--- Record set ---
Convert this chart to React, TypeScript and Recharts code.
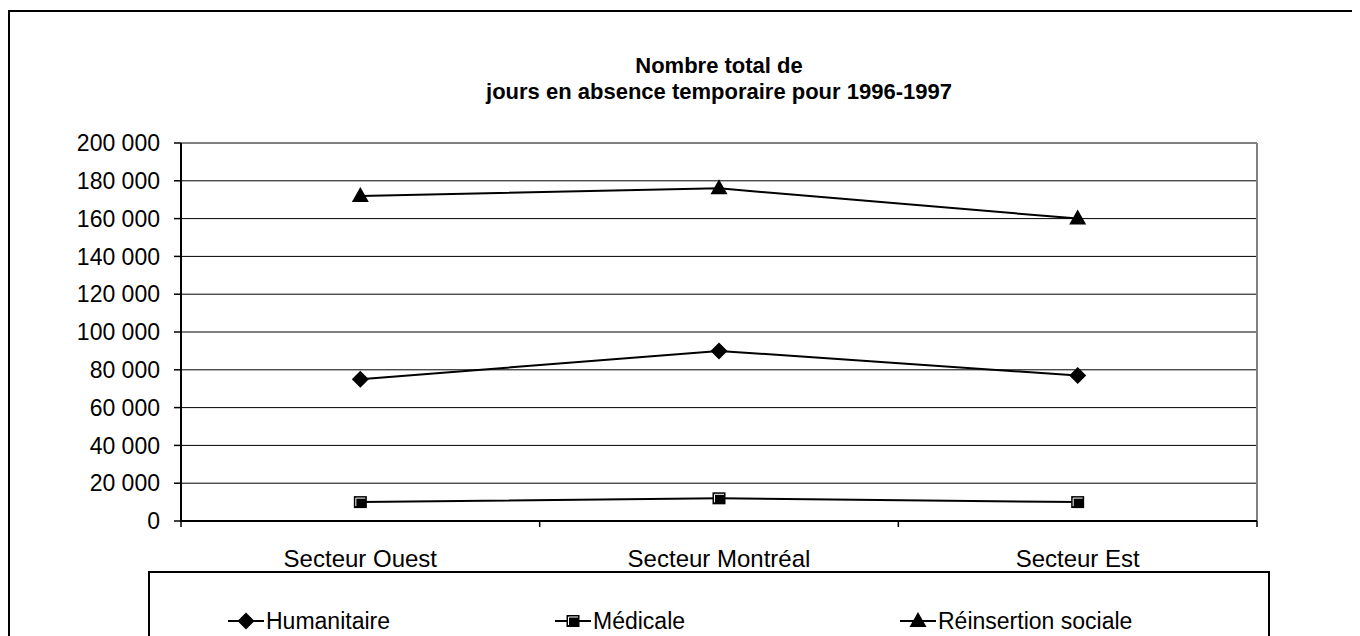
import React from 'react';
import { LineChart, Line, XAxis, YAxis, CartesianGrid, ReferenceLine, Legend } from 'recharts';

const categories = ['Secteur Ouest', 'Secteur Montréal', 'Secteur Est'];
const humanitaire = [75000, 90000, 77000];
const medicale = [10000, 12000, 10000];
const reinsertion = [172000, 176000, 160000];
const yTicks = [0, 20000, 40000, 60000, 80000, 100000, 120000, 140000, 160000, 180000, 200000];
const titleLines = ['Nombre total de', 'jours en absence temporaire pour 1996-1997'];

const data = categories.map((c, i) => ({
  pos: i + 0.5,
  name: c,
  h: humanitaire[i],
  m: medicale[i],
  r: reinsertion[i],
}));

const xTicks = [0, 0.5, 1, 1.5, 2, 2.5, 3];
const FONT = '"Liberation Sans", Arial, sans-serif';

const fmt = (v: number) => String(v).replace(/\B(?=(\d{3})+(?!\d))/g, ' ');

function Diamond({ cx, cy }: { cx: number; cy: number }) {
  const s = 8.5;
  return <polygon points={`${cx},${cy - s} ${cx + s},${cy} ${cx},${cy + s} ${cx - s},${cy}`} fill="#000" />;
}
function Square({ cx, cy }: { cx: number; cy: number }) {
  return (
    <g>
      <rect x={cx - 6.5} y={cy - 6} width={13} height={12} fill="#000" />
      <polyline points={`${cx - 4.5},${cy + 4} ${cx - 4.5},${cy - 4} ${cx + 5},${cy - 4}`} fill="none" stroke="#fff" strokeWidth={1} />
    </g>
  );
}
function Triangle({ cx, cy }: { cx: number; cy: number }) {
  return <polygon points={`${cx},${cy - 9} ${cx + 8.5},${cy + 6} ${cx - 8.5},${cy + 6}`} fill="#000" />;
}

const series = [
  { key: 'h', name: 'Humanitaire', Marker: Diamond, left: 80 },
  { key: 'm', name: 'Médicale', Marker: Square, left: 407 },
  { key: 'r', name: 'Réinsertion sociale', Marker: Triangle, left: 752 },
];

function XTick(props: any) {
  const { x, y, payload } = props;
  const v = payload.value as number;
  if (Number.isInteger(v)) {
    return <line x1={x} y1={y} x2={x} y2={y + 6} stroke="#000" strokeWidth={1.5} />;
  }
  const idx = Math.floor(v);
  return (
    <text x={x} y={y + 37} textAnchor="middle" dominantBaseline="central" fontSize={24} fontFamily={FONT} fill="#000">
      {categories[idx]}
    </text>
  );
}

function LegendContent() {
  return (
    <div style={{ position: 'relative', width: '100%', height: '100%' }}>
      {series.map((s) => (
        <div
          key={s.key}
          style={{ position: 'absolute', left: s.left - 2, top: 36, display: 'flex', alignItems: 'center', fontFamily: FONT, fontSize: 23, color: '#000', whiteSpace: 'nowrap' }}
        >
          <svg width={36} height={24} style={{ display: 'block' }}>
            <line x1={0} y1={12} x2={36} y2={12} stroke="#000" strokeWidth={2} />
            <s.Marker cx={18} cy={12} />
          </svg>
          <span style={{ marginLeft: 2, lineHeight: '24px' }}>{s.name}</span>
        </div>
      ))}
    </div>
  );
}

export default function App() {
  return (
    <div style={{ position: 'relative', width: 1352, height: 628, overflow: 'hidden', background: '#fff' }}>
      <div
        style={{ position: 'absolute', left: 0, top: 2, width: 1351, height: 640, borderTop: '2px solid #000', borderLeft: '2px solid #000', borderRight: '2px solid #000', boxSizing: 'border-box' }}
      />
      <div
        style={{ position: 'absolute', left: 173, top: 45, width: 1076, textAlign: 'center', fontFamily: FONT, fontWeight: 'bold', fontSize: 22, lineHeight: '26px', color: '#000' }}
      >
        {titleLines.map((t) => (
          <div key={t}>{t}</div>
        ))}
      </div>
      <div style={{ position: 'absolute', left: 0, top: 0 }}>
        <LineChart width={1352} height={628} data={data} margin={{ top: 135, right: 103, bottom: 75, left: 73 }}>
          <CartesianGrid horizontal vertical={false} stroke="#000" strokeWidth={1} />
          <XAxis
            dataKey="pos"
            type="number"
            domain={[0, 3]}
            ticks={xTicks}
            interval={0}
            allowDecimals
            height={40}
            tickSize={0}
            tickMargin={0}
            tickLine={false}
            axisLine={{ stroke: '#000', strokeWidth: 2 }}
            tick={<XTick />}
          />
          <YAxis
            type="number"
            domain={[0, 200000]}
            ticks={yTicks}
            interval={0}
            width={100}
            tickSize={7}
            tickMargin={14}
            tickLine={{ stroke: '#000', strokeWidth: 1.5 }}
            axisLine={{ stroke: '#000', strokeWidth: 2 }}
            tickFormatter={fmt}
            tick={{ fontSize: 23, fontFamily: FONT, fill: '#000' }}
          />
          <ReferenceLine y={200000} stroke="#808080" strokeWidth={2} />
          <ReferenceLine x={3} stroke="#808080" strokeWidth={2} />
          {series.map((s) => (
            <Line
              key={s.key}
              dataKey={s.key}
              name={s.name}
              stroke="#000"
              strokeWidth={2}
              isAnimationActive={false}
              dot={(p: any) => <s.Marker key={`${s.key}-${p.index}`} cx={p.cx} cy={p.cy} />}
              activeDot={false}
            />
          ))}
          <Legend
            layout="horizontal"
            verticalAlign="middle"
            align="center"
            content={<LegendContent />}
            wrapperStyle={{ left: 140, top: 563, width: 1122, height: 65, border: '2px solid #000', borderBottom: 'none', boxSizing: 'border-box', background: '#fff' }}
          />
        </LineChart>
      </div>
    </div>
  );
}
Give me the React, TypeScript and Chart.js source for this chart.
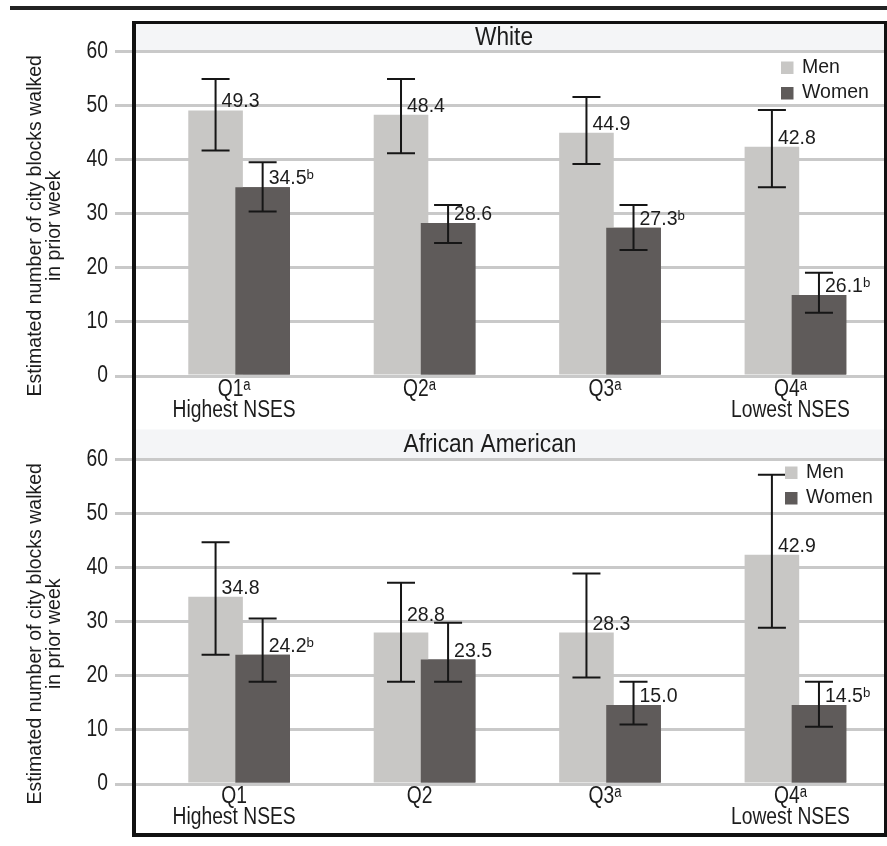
---
* Exercise brief *
Every line of the material is to be quoted exactly, with no pictures carried over.

* Final result *
Convert this chart to React, TypeScript and Recharts code.
import React from 'react';
import { LineChart, Line, XAxis, YAxis, CartesianGrid, ReferenceLine, Legend } from 'recharts';

const categories = ['Secteur Ouest', 'Secteur Montréal', 'Secteur Est'];
const humanitaire = [75000, 90000, 77000];
const medicale = [10000, 12000, 10000];
const reinsertion = [172000, 176000, 160000];
const yTicks = [0, 20000, 40000, 60000, 80000, 100000, 120000, 140000, 160000, 180000, 200000];
const titleLines = ['Nombre total de', 'jours en absence temporaire pour 1996-1997'];

const data = categories.map((c, i) => ({
  pos: i + 0.5,
  name: c,
  h: humanitaire[i],
  m: medicale[i],
  r: reinsertion[i],
}));

const xTicks = [0, 0.5, 1, 1.5, 2, 2.5, 3];
const FONT = '"Liberation Sans", Arial, sans-serif';

const fmt = (v: number) => String(v).replace(/\B(?=(\d{3})+(?!\d))/g, ' ');

function Diamond({ cx, cy }: { cx: number; cy: number }) {
  const s = 8.5;
  return <polygon points={`${cx},${cy - s} ${cx + s},${cy} ${cx},${cy + s} ${cx - s},${cy}`} fill="#000" />;
}
function Square({ cx, cy }: { cx: number; cy: number }) {
  return (
    <g>
      <rect x={cx - 6.5} y={cy - 6} width={13} height={12} fill="#000" />
      <polyline points={`${cx - 4.5},${cy + 4} ${cx - 4.5},${cy - 4} ${cx + 5},${cy - 4}`} fill="none" stroke="#fff" strokeWidth={1} />
    </g>
  );
}
function Triangle({ cx, cy }: { cx: number; cy: number }) {
  return <polygon points={`${cx},${cy - 9} ${cx + 8.5},${cy + 6} ${cx - 8.5},${cy + 6}`} fill="#000" />;
}

const series = [
  { key: 'h', name: 'Humanitaire', Marker: Diamond, left: 80 },
  { key: 'm', name: 'Médicale', Marker: Square, left: 407 },
  { key: 'r', name: 'Réinsertion sociale', Marker: Triangle, left: 752 },
];

function XTick(props: any) {
  const { x, y, payload } = props;
  const v = payload.value as number;
  if (Number.isInteger(v)) {
    return <line x1={x} y1={y} x2={x} y2={y + 6} stroke="#000" strokeWidth={1.5} />;
  }
  const idx = Math.floor(v);
  return (
    <text x={x} y={y + 37} textAnchor="middle" dominantBaseline="central" fontSize={24} fontFamily={FONT} fill="#000">
      {categories[idx]}
    </text>
  );
}

function LegendContent() {
  return (
    <div style={{ position: 'relative', width: '100%', height: '100%' }}>
      {series.map((s) => (
        <div
          key={s.key}
          style={{ position: 'absolute', left: s.left - 2, top: 36, display: 'flex', alignItems: 'center', fontFamily: FONT, fontSize: 23, color: '#000', whiteSpace: 'nowrap' }}
        >
          <svg width={36} height={24} style={{ display: 'block' }}>
            <line x1={0} y1={12} x2={36} y2={12} stroke="#000" strokeWidth={2} />
            <s.Marker cx={18} cy={12} />
          </svg>
          <span style={{ marginLeft: 2, lineHeight: '24px' }}>{s.name}</span>
        </div>
      ))}
    </div>
  );
}

export default function App() {
  return (
    <div style={{ position: 'relative', width: 1352, height: 628, overflow: 'hidden', background: '#fff' }}>
      <div
        style={{ position: 'absolute', left: 0, top: 2, width: 1351, height: 640, borderTop: '2px solid #000', borderLeft: '2px solid #000', borderRight: '2px solid #000', boxSizing: 'border-box' }}
      />
      <div
        style={{ position: 'absolute', left: 173, top: 45, width: 1076, textAlign: 'center', fontFamily: FONT, fontWeight: 'bold', fontSize: 22, lineHeight: '26px', color: '#000' }}
      >
        {titleLines.map((t) => (
          <div key={t}>{t}</div>
        ))}
      </div>
      <div style={{ position: 'absolute', left: 0, top: 0 }}>
        <LineChart width={1352} height={628} data={data} margin={{ top: 135, right: 103, bottom: 75, left: 73 }}>
          <CartesianGrid horizontal vertical={false} stroke="#000" strokeWidth={1} />
          <XAxis
            dataKey="pos"
            type="number"
            domain={[0, 3]}
            ticks={xTicks}
            interval={0}
            allowDecimals
            height={40}
            tickSize={0}
            tickMargin={0}
            tickLine={false}
            axisLine={{ stroke: '#000', strokeWidth: 2 }}
            tick={<XTick />}
          />
          <YAxis
            type="number"
            domain={[0, 200000]}
            ticks={yTicks}
            interval={0}
            width={100}
            tickSize={7}
            tickMargin={14}
            tickLine={{ stroke: '#000', strokeWidth: 1.5 }}
            axisLine={{ stroke: '#000', strokeWidth: 2 }}
            tickFormatter={fmt}
            tick={{ fontSize: 23, fontFamily: FONT, fill: '#000' }}
          />
          <ReferenceLine y={200000} stroke="#808080" strokeWidth={2} />
          <ReferenceLine x={3} stroke="#808080" strokeWidth={2} />
          {series.map((s) => (
            <Line
              key={s.key}
              dataKey={s.key}
              name={s.name}
              stroke="#000"
              strokeWidth={2}
              isAnimationActive={false}
              dot={(p: any) => <s.Marker key={`${s.key}-${p.index}`} cx={p.cx} cy={p.cy} />}
              activeDot={false}
            />
          ))}
          <Legend
            layout="horizontal"
            verticalAlign="middle"
            align="center"
            content={<LegendContent />}
            wrapperStyle={{ left: 140, top: 563, width: 1122, height: 65, border: '2px solid #000', borderBottom: 'none', boxSizing: 'border-box', background: '#fff' }}
          />
        </LineChart>
      </div>
    </div>
  );
}
Give me the React, TypeScript and Chart.js source for this chart.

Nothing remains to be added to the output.